與此同時,我也一直覺得他們吃得才簡單,是我們太復雜了。他們早晨吃的東西,如炒雞蛋加咸肉、煎餅加楓糖,各種各樣的cereal加牛奶,他們覺得這很不得了,已經氣象萬千了。不過我們尚有小籠包子、鍋貼、燒賣、蝦餃。
還有回吃中飯,我說喜歡吃咸菜,可是一位同事說他只吃腌黃花、腌羊角豆這兩種“正常”的蔬菜。之所以他用“正常”這詞,說明在他心目當中,我們吃的很多菜都是不正常的。可憐他活了這么一輩子,居然不曉得酸豆角和腌蘿卜是何等美味。
一種菜正常不正常,判斷的標準是相對的,所以才會有“口味爭不得”一說。我上個月出于好奇,買了泰國人喜歡吃的桂花葉,嚼著覺得沒有什么味道,可是泰國人說不定覺得很美味。在中國城的超市,其實是中國、泰國、越南、印度各國的菜都有,有時候看著越南人吃的各種各樣的叫不出名的水果和小魚,我也傻眼。
有一回,我跟一老美說沃爾瑪的蔬菜種類太少。對方說:“怎么,花菜、辣椒、羊角豆……不都有嗎?這么豐盛你還嫌少?”我后來發覺從他們的角度看確實很豐盛,但是沒有我需要的那種豐盛。因為當我說“少”的時候,我腦子里想的是中國人常用的蔬菜,比如芥菜這些。他們吃的一些東西,比如菊芋,我至今不知道怎么個吃法。
其實世界上不是缺少食物,而是缺少一雙發現的眼睛。原來在雪城,我們住的小區有幾棵碩大的桑樹,桑葚熟了落得滿地都是,把土地都染紫了,但無人問津,美國人不吃,附近東歐人也不吃。咱中國人來者不拒,吃!
在西弗吉尼亞的公園里發現大棵的栗子樹,也是板栗落了一地,幸虧我及時趕到,方免了一場暴殄天物的悲劇。俄克拉荷馬土地空曠,有大片的草地,趕上了季節,挖些野菜應該很容易。可惜我小時候吃野菜也不多,吃馬蘭頭、薺菜這些是后來在南京的時候流行起來的,所以我不認識多少。
那年買房子,主要是看中了屋后的一片竹筍,順便將房子一道買下的。現在竹筍擴張到了兩邊鄰居家,一個鄰居說:“這些竹子長瘋了。”我說:“你可以將竹筍吃掉。”他說:“什么,這個還能吃?”他看著我,仿佛我不是在說吃竹筍,而是在說吃人。
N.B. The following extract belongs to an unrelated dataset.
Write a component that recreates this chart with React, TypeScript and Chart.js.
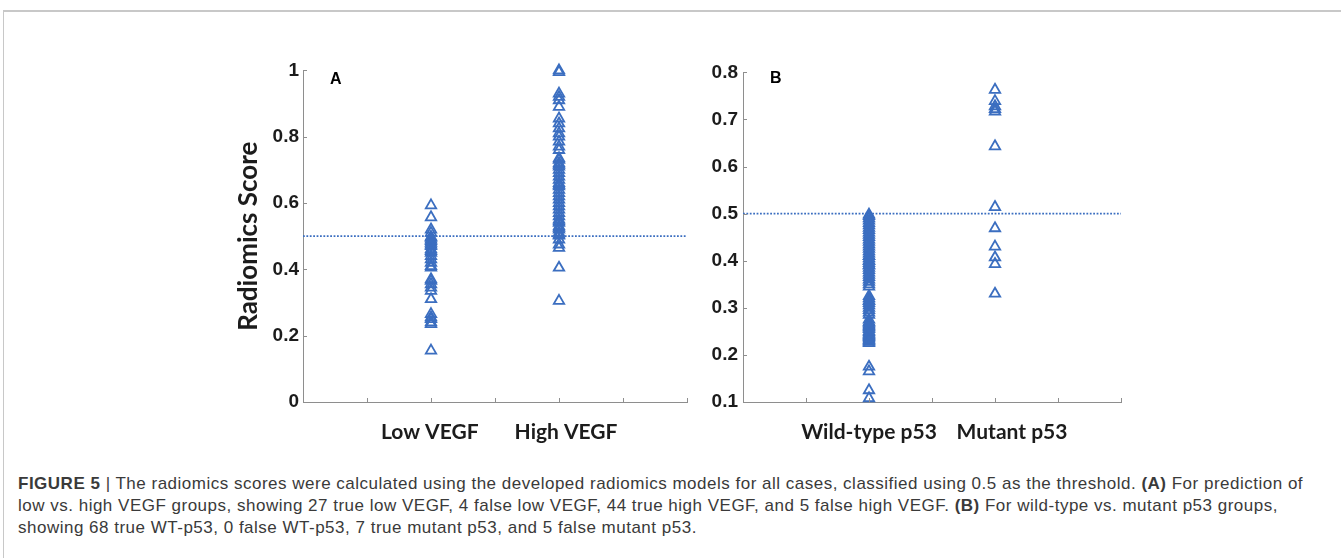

七八年下來,而今口味也雜了,學會了很多美國的、意大利的、墨西哥的吃法,比如我跟美國人一樣,花椰菜生吃,蘸沙拉醬吃,味道比煮熟了好吃得多。不過我是用筷子夾著吃,而不是用叉子叉。
最近看到美籍華裔笑星黃西的一些錄像,他說自己要競選美國總統,對手說他不是正宗美國人。他說:“我怎么不是正宗美國人?你看,我連比薩都吃!”說著,就夾了一塊比薩往嘴里放——用筷子夾的。
筷子和叉子,各有其長,各有其短。筷子兩根,上上下下,如一陰一陽,變幻無窮,簡單卻多用。叉子則專物專用,與刀子結合,卻也威力無窮。一水之隔,生出了飲食、起居、婚嫁、政治、教育、語言諸般生態,各有其趣,各有其短。